Legislators make late changes to open public document bill
March 20, 2006
By Andrew Welsh-Huggins The Associated Press
COLUMBUS – A disappointing conclusion to a year’s worth of work on an open records bill could foreshadow a continuing legislative fight over access to public documents in Ohio.
Passage of Rep. Scott Oelslager’s records’ bill last week ended on a sour note after Republicans and Democrats teamed up to add a last-minute change restricting reporters’ access to the names of people allowed to carry hidden guns.
Oelslager, a Canton Republican, said he had five minutes’ notice that the change was coming. Gov. Bob Taft says he would veto the bill, which goes now to the Senate, if it reached him with that restriction.

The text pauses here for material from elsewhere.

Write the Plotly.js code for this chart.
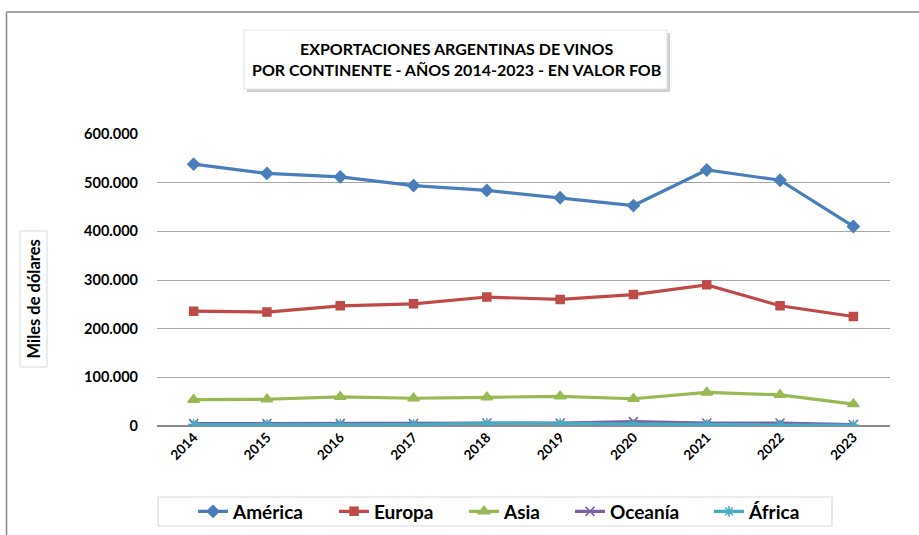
<!DOCTYPE html>
<html>
<head>
<meta charset="utf-8">
<script src="https://cdn.plot.ly/plotly-3.0.1.min.js"></script>
<style>html,body{margin:0;padding:0;background:#fff;}#chart{width:919px;height:535px;}</style>
</head>
<body>
<div id="chart"></div>
<script>
const years = ["2014","2015","2016","2017","2018","2019","2020","2021","2022","2023"];
const america = [538000, 519000, 512000, 494000, 484000, 469000, 453000, 526000, 505000, 410000];
const europa  = [236000, 234000, 247000, 251000, 265000, 260000, 270000, 290000, 247000, 225000];
const asia    = [54000, 55000, 60000, 57000, 59000, 61000, 56000, 69000, 64000, 45000];
const oceania = [5000, 5000, 5000, 5000, 6000, 6000, 9000, 6000, 6000, 3000];
const africa  = [3000, 3000, 3000, 3000, 6000, 5000, 3000, 3000, 2000, 2000];
const seriesNames = ["América", "Europa", "Asia", "Oceanía", "África"];
const titleLines = ["EXPORTACIONES ARGENTINAS DE VINOS", "POR CONTINENTE - AÑOS 2014-2023 - EN VALOR FOB"];
const yTitle = "Miles de dólares";

const W = 919, H = 535;
const M = {l: 157, r: 29, t: 134, b: 109};
const PW = W - M.l - M.r, PH = H - M.t - M.b;
const px = x => (x - M.l) / PW;
const py = y => (H - M.b - y) / PH;
const FONT = "Lato, 'Open Sans', sans-serif";

const colors = ["#4A7EBB", "#BE4B48", "#98B954", "#7D60A0", "#46AAC5"];
const symbols = ["diamond", "square", "triangle-up", "x-thin-open", "asterisk-open"];
const sizes = [9, 8, 10, 9, 9];
const dataSets = [america, europa, asia, oceania, africa];
const legendX = [198, 339, 469, 575, 714];

const traces = dataSets.map((d, i) => ({
  type: "scatter", mode: "lines+markers", x: years, y: d, name: seriesNames[i],
  line: {color: colors[i], width: 3.2},
  marker: {symbol: symbols[i], size: sizes[i], color: colors[i], line: {color: colors[i], width: 1.5}},
  legend: i === 0 ? "legend" : "legend" + (i + 1),
  hoverinfo: "x+y"
}));

const layout = {
  width: W, height: H,
  margin: M,
  paper_bgcolor: "#fff", plot_bgcolor: "#fff",
  separators: ",.",
  font: {family: FONT, color: "#000"},
  xaxis: {
    type: "category", range: [-0.5, 9.5], showgrid: false, zeroline: false,
    showline: false, ticks: "", tickangle: -45,
    tickfont: {family: FONT, size: 13.5, color: "#000", weight: "bold"},
    fixedrange: true
  },
  yaxis: {
    range: [0, 600000], dtick: 100000, tickformat: ",d",
    showgrid: true, gridcolor: "#A6A6A6", gridwidth: 1,
    zeroline: true, zerolinecolor: "#8C8C8C", zerolinewidth: 1.2,
    showline: false, ticks: "", ticklabelstandoff: 18,
    tickfont: {family: FONT, size: 14.5, color: "#000", weight: "bold"},
    fixedrange: true
  },
  showlegend: true,
  shapes: [
    {type: "line", xref: "paper", yref: "paper", x0: px(6.5), x1: px(6.5), y0: py(12), y1: py(540), line: {color: "#878787", width: 1.5}},
    {type: "line", xref: "paper", yref: "paper", x0: px(6.5), x1: px(925), y0: py(12), y1: py(12), line: {color: "#878787", width: 1.5}},
    {type: "rect", xref: "paper", yref: "paper", x0: px(247), x1: px(670), y0: py(92), y1: py(33), line: {width: 0}, fillcolor: "#CFCFCF", layer: "below"},
    {type: "rect", xref: "paper", yref: "paper", x0: px(244), x1: px(667), y0: py(89), y1: py(30), line: {color: "#E4E4E4", width: 1}, fillcolor: "#fff", layer: "below"},
    {type: "rect", xref: "paper", yref: "paper", x0: px(20), x1: px(47), y0: py(367), y1: py(231), line: {color: "#D9D9D9", width: 1}, fillcolor: "#fff", layer: "below"},
    {type: "rect", xref: "paper", yref: "paper", x0: px(158), x1: px(832), y0: py(526), y1: py(497), line: {color: "#D9D9D9", width: 1.2}, fillcolor: "#fff", layer: "below"}
  ],
  annotations: [
    {xref: "paper", yref: "paper", x: px(456), y: py(59), xanchor: "center", yanchor: "middle", showarrow: false,
     text: "<b>" + titleLines.join("<br>") + "</b>", align: "center",
     font: {family: FONT, size: 16, color: "#000"}},
    {xref: "paper", yref: "paper", x: px(33.5), y: py(299), xanchor: "center", yanchor: "middle", showarrow: false,
     textangle: -90, text: "<b>" + yTitle + "</b>", font: {family: FONT, size: 16.5, color: "#000"}}
  ]
};

legendX.forEach((lx, i) => {
  const key = i === 0 ? "legend" : "legend" + (i + 1);
  layout[key] = {
    xref: "container", yref: "container", x: (lx - 5) / W, y: 1 - 511.5 / H,
    xanchor: "left", yanchor: "middle", orientation: "h",
    bgcolor: "rgba(0,0,0,0)", borderwidth: 0,
    font: {family: FONT, size: 19, color: "#000", weight: "bold"}
  };
});

Plotly.newPlot("chart", traces, layout, {displayModeBar: false, staticPlot: true});
</script>
</body>
</html>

The change on Wednesday came the same day that House Republicans signaled they are preparing new legislation that could close several records.
That sets up the possibility of joint bills moving through the legislature – one making it easier to get records, one making it harder.
At issue are recommendations to shield economic development deals that local governments offer companies documents used in executive sessions and resumes of candidates for public office jobs.
In addition, lawmakers are debating ways to remove Social Security numbers from all public documents and hand control over all judicial records to the Ohio Supreme Court.
Rep. Bill Seitz, a Cincinnati Republican, vowed to take up these issues soon, “on another battlefield, on another day, in another bill.”
“There’s very narrow exemptions that need to be recognized and we will recognize them if I have anything to say about it,” Seitz said.
Oelslager, a longtime open records advocate, said he hopes to remove the gun restrictions in the Senate and deal with Seitz’ restrictions as they come. Seitz also fought Oelslager over the issue of awarding attorneys fees in open records cases, one of the issues that has delayed the open records bill.
“Philosophically, we’re just on different wavelengths on this,” Oelslager said.
Ohio law currently shields economic deals the state offers companies, and townships want the same protection for local pitches.
Michael Cochran, a lobbyist for Ohio townships, cited a northeast Ohio case in which publicity about a township’s offer led to a neighboring city trumping the deal with a better offer.
Townships and counties also want to prohibit the release of documents prepared for executive sessions by elected councils.
Making these documents public “can be especially sensitive during labor negotiations or when price comparisons or the condition of land or structures are prepared for the consideration of purchase or sale,” according to documents submitted to lawmakers by the Ohio Municipal League.
Open records advocates fear the effect of such proposals even as lawmakers consider making more documents public.
“It was like vultures hanging around an open records bill trying to find ways to close everything up,” said Fred Gittes, a lawyer representing a coalition of advocacy groups, environmental organizations and unions.